Вскоре мы убедились, что Гренада — это совсем не тот курорт, каким ее рисовали рекламные брошюры, а советско-кубинский бастион в Карибском море. Соседи Гренады были абсолютно правы. Мы поспели как раз вовремя. Новый аэропорт со взлетно-посадочной полосой длиной в девять тысяч футов предназначался вовсе не для туризма, как уверял Морис Бишоп, но для заправки горючим и обслуживания советских и кубинских военных самолетов. В бараках, где жили кубинские "рабочие", были обнаружены запасы оружия и боеприпасов, которых хватило бы на оснащение тысяч террористов. В кубинском посольстве мы нашли оружие, спрятанное в двойных стенах, плюс документы, неопровержимо подтверждающие связь гренадских марксистов с Гаваной и Москвой. Среди них было письмо советского генерала, адресованное главнокомандующему гренадской армии, в котором он называл Гренаду третьим опорным пунктом коммунизма в Новом Свете — после Кубы и Никарагуа — и добавлял, что скоро появится четвертый — Сальвадор.
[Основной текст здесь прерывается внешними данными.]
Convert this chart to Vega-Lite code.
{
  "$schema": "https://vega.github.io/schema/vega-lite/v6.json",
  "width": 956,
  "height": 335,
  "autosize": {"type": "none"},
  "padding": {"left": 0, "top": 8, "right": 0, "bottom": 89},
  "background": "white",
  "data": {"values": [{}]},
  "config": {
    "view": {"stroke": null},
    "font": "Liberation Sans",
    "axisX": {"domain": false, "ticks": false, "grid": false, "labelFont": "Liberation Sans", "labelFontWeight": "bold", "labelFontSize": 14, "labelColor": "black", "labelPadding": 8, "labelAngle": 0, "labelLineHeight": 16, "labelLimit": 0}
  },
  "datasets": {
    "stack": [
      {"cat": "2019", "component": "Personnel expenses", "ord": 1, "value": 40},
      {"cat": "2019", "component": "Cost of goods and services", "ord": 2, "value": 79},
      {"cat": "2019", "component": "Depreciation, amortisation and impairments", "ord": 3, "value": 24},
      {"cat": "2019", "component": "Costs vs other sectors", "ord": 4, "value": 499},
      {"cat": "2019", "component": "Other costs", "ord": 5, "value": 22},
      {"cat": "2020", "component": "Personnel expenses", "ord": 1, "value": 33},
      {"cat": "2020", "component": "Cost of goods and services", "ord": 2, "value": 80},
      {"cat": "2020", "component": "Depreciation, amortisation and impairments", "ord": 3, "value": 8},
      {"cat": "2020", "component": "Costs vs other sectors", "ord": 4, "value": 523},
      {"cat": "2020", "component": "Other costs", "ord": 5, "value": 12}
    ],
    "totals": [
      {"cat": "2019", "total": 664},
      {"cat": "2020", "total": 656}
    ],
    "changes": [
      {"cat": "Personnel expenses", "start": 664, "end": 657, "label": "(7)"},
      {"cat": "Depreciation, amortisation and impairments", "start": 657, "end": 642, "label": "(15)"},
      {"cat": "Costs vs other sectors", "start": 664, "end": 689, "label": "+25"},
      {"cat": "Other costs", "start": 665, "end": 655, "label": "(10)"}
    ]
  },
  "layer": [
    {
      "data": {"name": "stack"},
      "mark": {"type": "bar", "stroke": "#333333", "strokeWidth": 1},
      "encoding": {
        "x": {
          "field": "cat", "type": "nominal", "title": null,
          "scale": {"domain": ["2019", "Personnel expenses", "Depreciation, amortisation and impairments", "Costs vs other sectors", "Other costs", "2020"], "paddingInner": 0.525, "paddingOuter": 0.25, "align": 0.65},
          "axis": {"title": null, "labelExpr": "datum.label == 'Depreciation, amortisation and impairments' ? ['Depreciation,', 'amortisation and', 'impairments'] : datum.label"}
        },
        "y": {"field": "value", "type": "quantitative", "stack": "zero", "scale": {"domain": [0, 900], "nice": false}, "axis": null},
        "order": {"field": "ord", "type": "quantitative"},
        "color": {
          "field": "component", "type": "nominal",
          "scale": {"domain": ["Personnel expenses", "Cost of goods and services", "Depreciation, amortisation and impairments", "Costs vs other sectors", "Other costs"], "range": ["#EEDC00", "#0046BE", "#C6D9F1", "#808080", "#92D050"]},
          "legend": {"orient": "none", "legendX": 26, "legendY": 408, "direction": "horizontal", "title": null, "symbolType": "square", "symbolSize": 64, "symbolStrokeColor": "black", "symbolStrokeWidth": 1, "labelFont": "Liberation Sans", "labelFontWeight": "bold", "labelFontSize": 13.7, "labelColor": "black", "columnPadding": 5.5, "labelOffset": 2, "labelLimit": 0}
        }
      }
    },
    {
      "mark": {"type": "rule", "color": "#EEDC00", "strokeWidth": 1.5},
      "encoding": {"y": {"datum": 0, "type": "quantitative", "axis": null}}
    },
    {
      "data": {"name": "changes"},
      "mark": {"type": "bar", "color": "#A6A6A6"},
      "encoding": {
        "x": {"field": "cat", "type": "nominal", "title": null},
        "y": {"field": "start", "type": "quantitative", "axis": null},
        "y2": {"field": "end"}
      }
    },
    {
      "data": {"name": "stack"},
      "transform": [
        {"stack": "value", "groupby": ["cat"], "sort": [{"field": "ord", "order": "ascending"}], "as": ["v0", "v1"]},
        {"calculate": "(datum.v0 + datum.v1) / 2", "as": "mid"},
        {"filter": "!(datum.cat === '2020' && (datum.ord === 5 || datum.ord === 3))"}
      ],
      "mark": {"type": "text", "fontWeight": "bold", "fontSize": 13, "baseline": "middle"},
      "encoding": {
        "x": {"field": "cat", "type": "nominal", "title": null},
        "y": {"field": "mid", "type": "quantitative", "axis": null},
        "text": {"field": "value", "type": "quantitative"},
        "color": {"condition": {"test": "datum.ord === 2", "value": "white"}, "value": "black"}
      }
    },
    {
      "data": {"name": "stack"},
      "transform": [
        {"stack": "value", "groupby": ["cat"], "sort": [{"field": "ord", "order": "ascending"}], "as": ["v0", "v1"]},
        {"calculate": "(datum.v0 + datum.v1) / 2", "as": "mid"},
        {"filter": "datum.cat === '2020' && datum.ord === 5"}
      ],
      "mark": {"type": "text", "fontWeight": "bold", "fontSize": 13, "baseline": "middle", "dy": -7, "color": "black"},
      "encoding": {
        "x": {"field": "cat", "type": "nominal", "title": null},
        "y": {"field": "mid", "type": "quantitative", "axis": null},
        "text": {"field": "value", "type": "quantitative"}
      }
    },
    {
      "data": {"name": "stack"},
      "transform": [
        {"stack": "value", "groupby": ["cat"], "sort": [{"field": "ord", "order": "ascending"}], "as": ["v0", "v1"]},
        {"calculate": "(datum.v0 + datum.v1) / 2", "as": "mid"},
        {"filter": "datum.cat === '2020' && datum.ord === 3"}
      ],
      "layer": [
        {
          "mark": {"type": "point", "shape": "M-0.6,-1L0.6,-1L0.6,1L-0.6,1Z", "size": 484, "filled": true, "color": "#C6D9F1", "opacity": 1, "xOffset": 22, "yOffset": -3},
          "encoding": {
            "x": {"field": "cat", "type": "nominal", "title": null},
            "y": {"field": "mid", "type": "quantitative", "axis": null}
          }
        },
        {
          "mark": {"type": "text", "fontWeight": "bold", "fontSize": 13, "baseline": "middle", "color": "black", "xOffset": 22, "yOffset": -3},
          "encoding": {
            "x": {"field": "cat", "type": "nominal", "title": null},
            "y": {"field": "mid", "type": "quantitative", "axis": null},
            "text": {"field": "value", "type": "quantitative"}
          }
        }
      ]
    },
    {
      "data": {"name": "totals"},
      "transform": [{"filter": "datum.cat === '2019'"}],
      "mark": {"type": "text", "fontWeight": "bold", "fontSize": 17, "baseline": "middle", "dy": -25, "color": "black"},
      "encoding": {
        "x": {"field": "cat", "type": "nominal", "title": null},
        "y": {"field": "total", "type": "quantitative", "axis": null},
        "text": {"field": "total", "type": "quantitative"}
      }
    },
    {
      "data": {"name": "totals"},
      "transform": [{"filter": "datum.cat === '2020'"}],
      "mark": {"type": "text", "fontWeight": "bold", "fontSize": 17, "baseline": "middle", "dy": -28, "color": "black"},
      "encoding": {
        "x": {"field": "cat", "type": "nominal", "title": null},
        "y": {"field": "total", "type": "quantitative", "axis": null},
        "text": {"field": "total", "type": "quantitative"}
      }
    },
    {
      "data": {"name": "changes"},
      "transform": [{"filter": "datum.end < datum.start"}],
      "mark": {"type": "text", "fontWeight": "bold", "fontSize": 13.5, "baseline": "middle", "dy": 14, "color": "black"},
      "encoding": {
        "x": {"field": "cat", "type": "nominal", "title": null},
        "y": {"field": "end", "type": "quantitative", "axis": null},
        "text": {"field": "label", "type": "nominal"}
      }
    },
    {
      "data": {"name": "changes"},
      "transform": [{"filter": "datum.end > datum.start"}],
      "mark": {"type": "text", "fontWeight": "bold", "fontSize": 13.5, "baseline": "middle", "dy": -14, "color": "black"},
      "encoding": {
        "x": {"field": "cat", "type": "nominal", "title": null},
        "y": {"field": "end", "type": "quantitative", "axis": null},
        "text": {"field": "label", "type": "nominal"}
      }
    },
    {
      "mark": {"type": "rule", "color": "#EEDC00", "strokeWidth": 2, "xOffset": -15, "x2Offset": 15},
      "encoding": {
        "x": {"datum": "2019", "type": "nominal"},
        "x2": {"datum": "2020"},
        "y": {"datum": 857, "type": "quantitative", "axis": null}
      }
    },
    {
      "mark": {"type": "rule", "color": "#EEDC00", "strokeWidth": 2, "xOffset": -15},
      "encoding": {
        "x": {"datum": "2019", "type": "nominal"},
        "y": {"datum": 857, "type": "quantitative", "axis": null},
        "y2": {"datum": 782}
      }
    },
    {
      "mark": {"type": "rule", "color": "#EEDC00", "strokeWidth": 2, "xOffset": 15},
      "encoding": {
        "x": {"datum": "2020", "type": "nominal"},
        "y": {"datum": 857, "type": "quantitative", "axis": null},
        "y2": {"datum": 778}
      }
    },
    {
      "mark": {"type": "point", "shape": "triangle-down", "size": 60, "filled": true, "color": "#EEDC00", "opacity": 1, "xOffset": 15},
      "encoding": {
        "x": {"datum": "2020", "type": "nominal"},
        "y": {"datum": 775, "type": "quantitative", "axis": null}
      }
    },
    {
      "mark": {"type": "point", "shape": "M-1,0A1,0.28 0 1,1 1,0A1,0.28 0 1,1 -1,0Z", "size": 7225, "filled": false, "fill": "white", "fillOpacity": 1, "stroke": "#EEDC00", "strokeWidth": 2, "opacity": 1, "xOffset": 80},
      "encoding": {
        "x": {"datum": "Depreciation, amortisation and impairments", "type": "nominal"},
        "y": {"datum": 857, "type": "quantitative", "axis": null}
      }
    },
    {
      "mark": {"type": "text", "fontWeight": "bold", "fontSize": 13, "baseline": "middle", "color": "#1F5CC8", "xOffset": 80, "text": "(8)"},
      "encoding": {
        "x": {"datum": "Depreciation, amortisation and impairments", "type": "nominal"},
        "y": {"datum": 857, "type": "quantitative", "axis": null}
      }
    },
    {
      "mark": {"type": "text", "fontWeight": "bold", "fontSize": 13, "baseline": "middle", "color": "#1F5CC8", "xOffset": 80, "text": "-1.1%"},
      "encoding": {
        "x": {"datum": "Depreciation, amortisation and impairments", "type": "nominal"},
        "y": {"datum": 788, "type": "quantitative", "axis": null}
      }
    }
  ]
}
Мне доставили это письмо и сотни других документов, доказывающих, что гренадские марксисты были на содержании Советского Союза и Кубы и что помощь ей была частью общего плана распространения коммунистического влияния на весь регион. Гренада была только началом: дальше предполагалось подчинить коммунистам все карибские государства и Центральную Америку. Мы отвезли все эти документы на военно-воздушную базу "Эндрюс", разложили их на столах в ангаре и пригласили представителей прессы ознакомиться с ними. Репортеры нашли бы в них подтверждение всех наших обвинений в адрес гренадских марксистов и Кубы, но лишь немногие взяли на себя труд с ними ознакомиться. Вместо этого большинство комментаторов твердили, что десант в Гренаде был непродуманным шагом и что я пытаюсь превратить Карибский регион в "новый Вьетнам". Впрочем, через несколько дней пресса изменила свой тон, убедившись, что американский народ понимает смысл событий в Гренаде и признает необходимость дать отпор проникновению коммунистов в наше полушарие.